Causes of mold that are usually EXCLUDED
- Long-term humidity from poor bathroom ventilation.
- Slow leaks under a sink, behind a wall, or in a crawl space that have been ongoing for weeks/months.
- Maintenance issues — failed roof flashing, deteriorated caulking, blocked gutters causing repeated water intrusion.
- Flooding from external sources (rivers, storm surge, mudslides) — this is FLOOD insurance territory (NFIP or private flood).
- Earthquake-caused water-line breaks — covered only if you have separate California Earthquake Authority coverage.
- Construction defects (improperly installed windows, missing weather barriers).
- Pre-existing mold conditions present before policy inception.
- Mold in vacant or unoccupied properties (most policies exclude losses after 30–60 days of vacancy).
The $10,000 California mold cap (and how to lift it)
Most California HO-3 policies issued after 2002 include a "limited fungi or microbe" coverage provision that caps mold-specific remediation at $10,000 OR a percentage (typically 10%) of dwelling coverage — whichever is less. This cap applies even when mold is the consequence of a covered peril.
There are three ways to break or expand this cap:
- Mold coverage endorsement — most carriers sell an endorsement that raises the cap to $25,000, $50,000, or $100,000+. If you live in a coastal, hillside, or older-construction property, this is usually worth the $50 – $200 annual premium.
- Bill mold consequences under the underlying covered-peril claim, not as a separate "mold claim." For example, fire-suppression water → mold should be part of the fire claim (which has much higher limits), not filed as a $10,000-capped mold claim. The wording on the adjuster's loss report matters.
- For sudden plumbing failures, push to have the entire scope (drying, demo, remediation, reconstruction) treated as water-damage scope rather than mold scope. Mold-cap exclusions typically apply to remediation-specific work, not to the underlying water-damage scope.

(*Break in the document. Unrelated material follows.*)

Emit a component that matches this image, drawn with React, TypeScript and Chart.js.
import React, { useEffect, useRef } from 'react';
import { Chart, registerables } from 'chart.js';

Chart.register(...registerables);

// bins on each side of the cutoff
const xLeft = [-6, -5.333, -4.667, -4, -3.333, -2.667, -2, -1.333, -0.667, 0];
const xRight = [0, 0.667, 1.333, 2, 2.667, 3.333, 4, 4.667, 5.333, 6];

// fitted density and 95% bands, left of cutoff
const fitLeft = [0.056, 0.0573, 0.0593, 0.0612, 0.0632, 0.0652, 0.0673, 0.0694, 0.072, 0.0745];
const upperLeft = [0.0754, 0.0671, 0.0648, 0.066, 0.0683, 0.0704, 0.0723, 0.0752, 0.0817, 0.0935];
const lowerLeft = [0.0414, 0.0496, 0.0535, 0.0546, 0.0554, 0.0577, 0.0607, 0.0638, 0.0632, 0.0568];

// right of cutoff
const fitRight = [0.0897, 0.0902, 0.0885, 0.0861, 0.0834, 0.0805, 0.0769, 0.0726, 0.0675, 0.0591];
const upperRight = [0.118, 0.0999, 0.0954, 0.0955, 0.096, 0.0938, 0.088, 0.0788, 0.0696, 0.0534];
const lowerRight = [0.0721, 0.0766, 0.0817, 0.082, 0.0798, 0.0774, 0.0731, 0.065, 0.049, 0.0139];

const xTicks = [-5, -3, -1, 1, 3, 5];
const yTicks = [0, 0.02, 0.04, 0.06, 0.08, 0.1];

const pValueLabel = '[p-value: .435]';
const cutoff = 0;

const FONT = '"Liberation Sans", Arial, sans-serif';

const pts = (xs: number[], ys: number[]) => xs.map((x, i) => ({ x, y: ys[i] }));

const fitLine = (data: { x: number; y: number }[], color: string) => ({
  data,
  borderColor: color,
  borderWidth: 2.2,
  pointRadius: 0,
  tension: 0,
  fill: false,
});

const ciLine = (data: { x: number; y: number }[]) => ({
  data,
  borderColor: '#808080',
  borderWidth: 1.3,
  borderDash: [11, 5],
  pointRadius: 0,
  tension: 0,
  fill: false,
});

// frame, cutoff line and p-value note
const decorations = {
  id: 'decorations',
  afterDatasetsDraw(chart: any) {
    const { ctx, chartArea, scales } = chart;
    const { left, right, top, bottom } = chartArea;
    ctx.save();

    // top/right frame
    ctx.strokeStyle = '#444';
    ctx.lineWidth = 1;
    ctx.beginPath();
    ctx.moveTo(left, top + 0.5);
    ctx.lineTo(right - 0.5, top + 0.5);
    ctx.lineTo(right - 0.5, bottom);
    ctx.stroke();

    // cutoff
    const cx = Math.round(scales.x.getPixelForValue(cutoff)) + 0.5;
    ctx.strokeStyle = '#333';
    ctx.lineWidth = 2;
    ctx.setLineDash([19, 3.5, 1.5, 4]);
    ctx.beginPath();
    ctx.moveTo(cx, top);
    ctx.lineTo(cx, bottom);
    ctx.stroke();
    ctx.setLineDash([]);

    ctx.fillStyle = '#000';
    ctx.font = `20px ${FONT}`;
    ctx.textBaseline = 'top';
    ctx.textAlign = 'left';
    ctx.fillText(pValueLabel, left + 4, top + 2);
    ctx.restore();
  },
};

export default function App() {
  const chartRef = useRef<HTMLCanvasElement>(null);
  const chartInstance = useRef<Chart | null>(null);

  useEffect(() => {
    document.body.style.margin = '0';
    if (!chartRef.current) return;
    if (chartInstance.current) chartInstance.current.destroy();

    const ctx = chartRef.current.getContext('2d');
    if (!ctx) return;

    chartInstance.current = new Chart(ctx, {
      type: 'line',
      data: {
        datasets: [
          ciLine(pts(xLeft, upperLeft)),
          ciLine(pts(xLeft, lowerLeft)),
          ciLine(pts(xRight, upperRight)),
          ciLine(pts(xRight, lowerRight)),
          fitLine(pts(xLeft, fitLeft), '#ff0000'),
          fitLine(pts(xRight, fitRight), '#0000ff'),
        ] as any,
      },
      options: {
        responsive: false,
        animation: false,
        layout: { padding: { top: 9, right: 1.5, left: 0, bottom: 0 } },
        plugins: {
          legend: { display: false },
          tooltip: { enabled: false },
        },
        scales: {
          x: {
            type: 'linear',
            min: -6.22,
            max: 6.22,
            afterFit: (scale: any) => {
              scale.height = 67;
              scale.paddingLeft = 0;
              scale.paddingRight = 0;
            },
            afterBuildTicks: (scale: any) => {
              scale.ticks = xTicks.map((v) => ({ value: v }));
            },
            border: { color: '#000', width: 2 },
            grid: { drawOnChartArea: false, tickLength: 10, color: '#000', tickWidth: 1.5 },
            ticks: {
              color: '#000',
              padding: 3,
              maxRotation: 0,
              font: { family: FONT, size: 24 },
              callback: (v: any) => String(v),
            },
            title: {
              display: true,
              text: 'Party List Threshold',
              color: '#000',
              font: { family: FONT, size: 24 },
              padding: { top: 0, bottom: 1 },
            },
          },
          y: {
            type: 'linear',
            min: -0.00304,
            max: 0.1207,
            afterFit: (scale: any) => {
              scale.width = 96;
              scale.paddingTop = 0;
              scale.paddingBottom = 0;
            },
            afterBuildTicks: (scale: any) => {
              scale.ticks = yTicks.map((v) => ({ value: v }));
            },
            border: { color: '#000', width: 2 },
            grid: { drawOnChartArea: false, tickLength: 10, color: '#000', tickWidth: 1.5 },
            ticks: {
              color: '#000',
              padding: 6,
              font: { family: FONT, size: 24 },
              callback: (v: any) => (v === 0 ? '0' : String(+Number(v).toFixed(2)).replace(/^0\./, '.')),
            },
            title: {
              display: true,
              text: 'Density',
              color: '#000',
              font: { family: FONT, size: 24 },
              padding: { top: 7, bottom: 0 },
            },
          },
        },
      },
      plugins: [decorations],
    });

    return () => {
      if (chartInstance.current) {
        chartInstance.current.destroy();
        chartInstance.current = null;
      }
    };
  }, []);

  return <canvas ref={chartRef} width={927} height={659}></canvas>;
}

The workflow that gets mold claims paid
- Photograph and date-stamp everything before any cleanup. Document the water event, the damaged materials, and any visible mold from multiple angles. Photos are the single most important evidence in a contested claim.

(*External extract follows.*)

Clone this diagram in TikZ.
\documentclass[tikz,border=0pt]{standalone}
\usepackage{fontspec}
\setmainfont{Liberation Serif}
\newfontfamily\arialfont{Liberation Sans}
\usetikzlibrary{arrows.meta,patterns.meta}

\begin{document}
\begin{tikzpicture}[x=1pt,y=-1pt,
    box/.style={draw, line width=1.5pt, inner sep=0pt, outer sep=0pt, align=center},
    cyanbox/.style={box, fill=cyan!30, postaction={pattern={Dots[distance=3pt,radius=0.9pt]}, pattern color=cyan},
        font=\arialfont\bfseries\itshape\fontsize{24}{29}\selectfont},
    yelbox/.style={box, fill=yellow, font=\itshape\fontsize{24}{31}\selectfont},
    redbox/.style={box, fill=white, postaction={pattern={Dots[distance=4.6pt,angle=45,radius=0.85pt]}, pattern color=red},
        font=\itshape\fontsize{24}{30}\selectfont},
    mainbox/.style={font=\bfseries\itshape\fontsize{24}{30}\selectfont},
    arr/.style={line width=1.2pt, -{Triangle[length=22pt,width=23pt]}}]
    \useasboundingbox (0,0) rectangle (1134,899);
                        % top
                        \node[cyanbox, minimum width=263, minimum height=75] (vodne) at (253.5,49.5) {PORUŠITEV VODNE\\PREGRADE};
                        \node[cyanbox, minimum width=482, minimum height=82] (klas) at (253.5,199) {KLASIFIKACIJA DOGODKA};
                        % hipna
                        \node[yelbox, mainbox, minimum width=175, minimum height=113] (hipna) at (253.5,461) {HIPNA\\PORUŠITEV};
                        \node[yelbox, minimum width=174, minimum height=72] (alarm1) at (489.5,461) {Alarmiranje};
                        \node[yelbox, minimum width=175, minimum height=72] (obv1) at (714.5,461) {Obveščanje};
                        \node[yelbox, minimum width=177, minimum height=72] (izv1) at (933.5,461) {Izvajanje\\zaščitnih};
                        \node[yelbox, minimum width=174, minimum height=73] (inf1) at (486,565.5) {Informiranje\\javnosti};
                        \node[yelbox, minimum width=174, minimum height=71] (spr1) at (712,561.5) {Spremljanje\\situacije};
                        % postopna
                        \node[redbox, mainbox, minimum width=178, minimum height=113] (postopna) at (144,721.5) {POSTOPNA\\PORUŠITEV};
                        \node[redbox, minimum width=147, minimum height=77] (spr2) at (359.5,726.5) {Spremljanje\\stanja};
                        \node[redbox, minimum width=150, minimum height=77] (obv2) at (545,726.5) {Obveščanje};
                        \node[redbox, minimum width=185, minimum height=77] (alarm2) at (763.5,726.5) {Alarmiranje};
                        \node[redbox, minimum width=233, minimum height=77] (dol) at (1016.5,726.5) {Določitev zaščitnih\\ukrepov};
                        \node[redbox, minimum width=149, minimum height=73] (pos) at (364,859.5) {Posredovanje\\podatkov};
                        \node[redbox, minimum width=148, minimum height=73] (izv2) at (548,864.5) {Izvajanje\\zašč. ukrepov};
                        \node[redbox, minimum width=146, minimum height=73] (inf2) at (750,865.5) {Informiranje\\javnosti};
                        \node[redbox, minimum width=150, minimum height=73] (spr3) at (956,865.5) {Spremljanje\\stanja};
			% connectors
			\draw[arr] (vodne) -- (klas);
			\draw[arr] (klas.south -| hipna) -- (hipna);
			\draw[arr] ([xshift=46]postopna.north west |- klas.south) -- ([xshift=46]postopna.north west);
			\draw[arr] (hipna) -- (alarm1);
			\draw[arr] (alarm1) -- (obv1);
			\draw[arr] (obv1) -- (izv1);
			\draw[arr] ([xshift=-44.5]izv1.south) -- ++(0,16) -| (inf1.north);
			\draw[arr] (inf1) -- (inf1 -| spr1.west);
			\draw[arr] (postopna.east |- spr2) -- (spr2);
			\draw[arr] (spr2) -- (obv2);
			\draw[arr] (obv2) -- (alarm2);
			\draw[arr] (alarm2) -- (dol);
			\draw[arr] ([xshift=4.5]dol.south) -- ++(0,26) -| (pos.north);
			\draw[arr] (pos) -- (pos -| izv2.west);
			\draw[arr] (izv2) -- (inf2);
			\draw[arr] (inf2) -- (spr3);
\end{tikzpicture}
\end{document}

- Call your carrier within 24 hours of the discovery. Most California policies require "prompt notice" of a loss. Reporting within 24 hours protects you against a "delayed notice" denial argument.

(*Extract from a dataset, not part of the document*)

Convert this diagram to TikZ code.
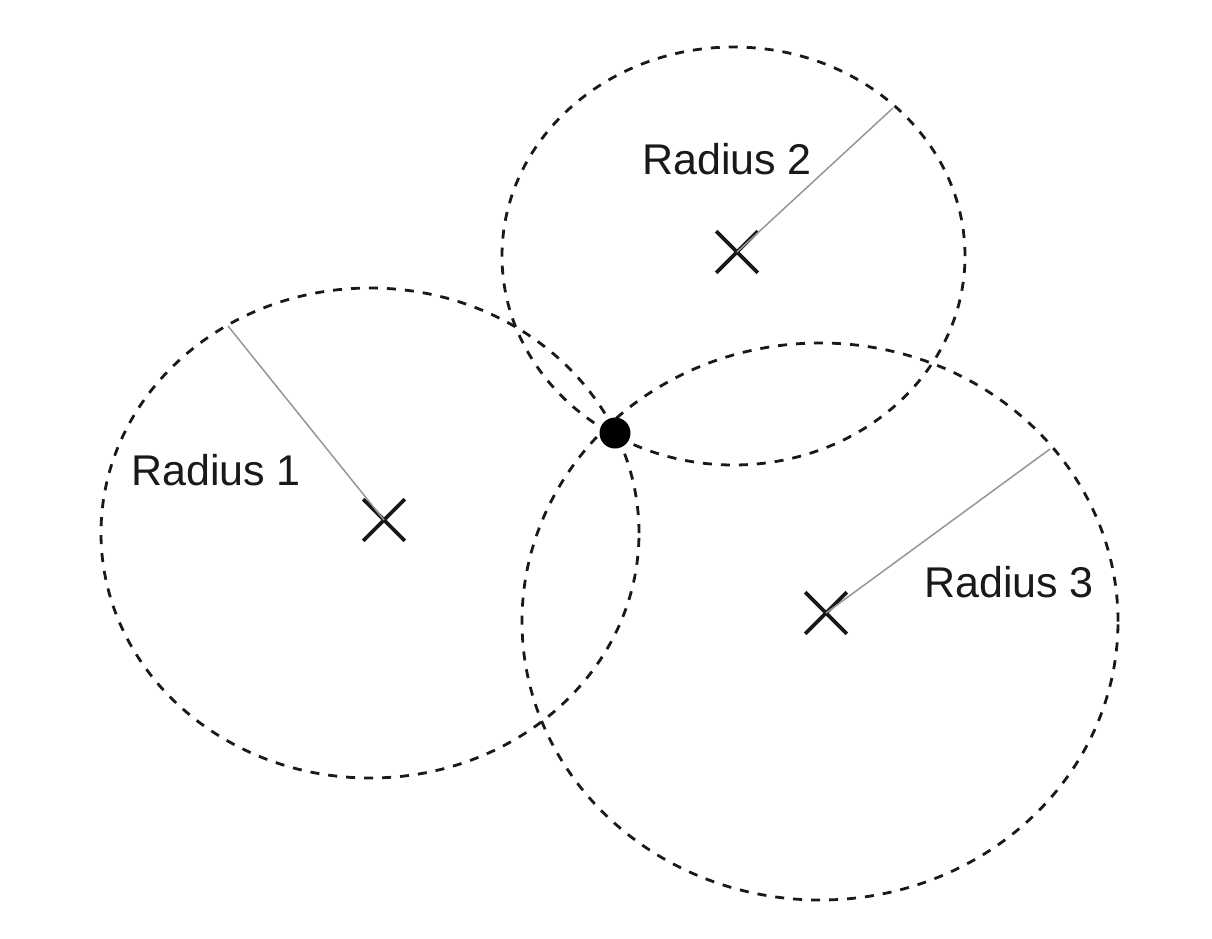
\documentclass[tikz,border=0pt]{standalone}
\usepackage{fontspec}
\setmainfont{Liberation Sans}
\usetikzlibrary{shapes.misc}
\definecolor{ink}{RGB}{25,25,25}
\definecolor{radgray}{RGB}{150,150,150}
\tikzset{
  rangering/.style={draw=ink, line width=2.8pt, dash pattern=on 9pt off 9pt},
  xmark/.style={cross out, draw=ink, line width=3.6pt, minimum size=38pt, inner sep=0pt},
  radline/.style={draw=radgray, line width=1.5pt},
  lbl/.style={font=\fontsize{43}{48}\selectfont, text=ink, inner sep=0pt, anchor=base west},
  target/.style={circle, fill=black, minimum size=31pt, inner sep=0pt}
}
\begin{document}
\begin{tikzpicture}[x=1pt,y=-1pt]
\useasboundingbox (0,0) rectangle (1212,938);
\fill[white] (0,0) rectangle (1212,938);
% range ellipses
\draw[rangering] (370,533) ellipse [x radius=269pt, y radius=245pt];
\draw[rangering] (733.5,256) ellipse [x radius=231.5pt, y radius=209pt];
\draw[rangering] (820,621.5) ellipse [x radius=298pt, y radius=278.5pt];
% centres
\node[xmark] (x1) at (384,520) {};
\node[xmark] (x2) at (737,252) {};
\node[xmark] (x3) at (826,613) {};
% radius end points on the ellipses
\coordinate (e1) at (228,326);
\coordinate (e2) at (893,108);
\coordinate (e3) at (1050,449);
\draw[radline] (x1.center) -- (e1);
\draw[radline] (x2.center) -- (e2);
\draw[radline] (x3.center) -- (e3);
% labels
\node[lbl] (l1) at (131,485) {Radius 1};
\node[lbl] (l2) at (642,174) {Radius 2};
\node[lbl] (l3) at (924,597) {Radius 3};
% intersection point
\node[target] (p) at (615,433) {};
\end{tikzpicture}
\end{document}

- Hire an independent (non-remediation) inspector. A third-party ACAC-certified inspector working separately from the remediation contractor produces the most defensible report. Carriers regularly contest reports written by the same company that profits from the cleanup.
- Get a written cause-of-loss determination. The inspector's report must include a specific cause-of-loss determination (e.g., "active drip from copper supply line under kitchen sink, estimated 14–21 days exposure"). This is the document that proves or disproves coverage.
- Use an AIHA-LAP accredited lab for any samples. Carrier-side adjusters will reject results from non-accredited labs. The lab name on the chain-of-custody form must be AIHA-LAP accredited.
- Submit the claim with documentation already complete. Carriers approve claims dramatically faster when the photo logs, cause-of-loss determination, lab results, and remediation scope are submitted together rather than developed back-and-forth.
- Insist on independent post-remediation verification. Whether or not the carrier requires it, do not pay the remediation contractor's final invoice until an independent third party has performed visual and air-quality verification per IICRC S520.
If your claim is denied, what to do next
- Request the denial in writing with the specific policy language cited as the basis for denial.
- Re-read your policy. Carrier denials are sometimes based on misapplied exclusions that the policy language does not actually support.
- File an appeal directly with the carrier — provide additional documentation (additional inspector opinions, repair invoices, plumber statements about cause).
- File a complaint with the California Department of Insurance (insurance.ca.gov). Free, takes about 15 minutes, and frequently results in carrier review.
- For larger denials, consult with a California-licensed insurance attorney (most offer free initial consultations and work on contingency for bad-faith claims).